Koalas: An Iconic and Important Australian Species
Koalas are one of the most recognised animals around the world! National Geographic conducted a world-wide survey of the top five iconic animals. The Koala featured in the top five along with Elephant, Lion, Whale and Panda. Koalas are important to the Australian economy. It has been estimated that they create over 9000 jobs and contribute between $1.1 billion and $2.5 billion per year to tourism in Australia. They are also important to some regional economies. Statistics by the Economic Development Unit of Port Macquarie-Hastings Council show koalas are worth around $50 million p.a. locally.

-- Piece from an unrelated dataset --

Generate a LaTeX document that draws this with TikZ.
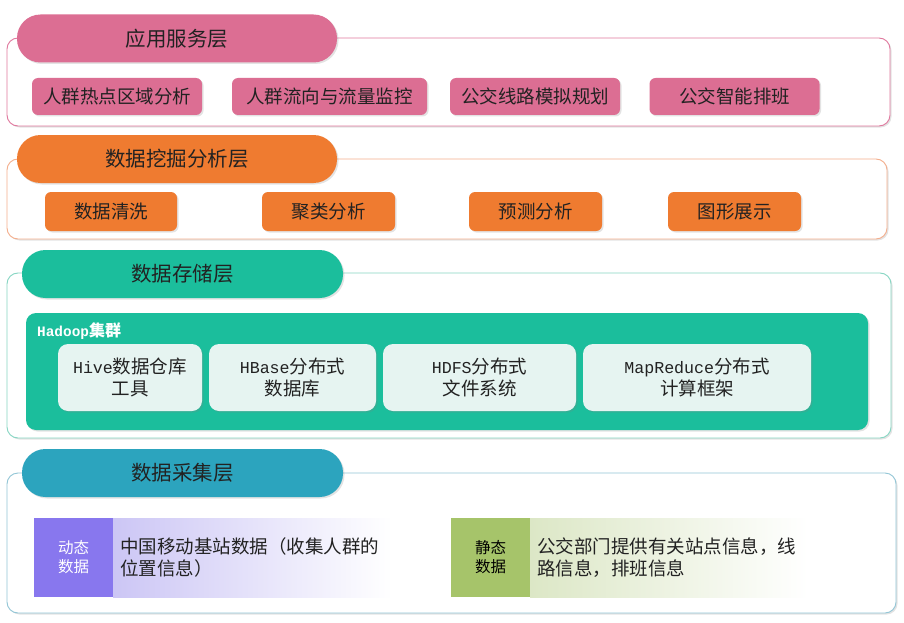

Koalas are an important ‘flagship species’ meaning that they attract support for conservation. Koalas are also an ‘umbrella species’. By protecting koala habitat, conservation outcomes can be improved for multiple other species that share their habitat. One example is the beautiful but critically endangered Swift Parrot of which there are <2000 left in the wild. While Koalas love munching on Forest Red Gum and Swamp Mahogany leaves, Swift Parrots love the winter bounty of nectar these eucalypts provide. Conserving koala habitat is therefore very important!
Koalas are also important culturally. They feature in a wide number of Aboriginal dreamtime stories. Some of these stories describe the role, and appropriate treatment, of the koala in helping maintain the health of country. While the ecological role of the koala has not been scientifically described, the amount of leaf that a koala consumes each day and their high scat deposition rates, have led many to consider the role of the koala in thinning the canopy to enable light penetration to the forest floor, their role in nutrient recycling and their role in thinning the canopy to reduce intense canopy fires.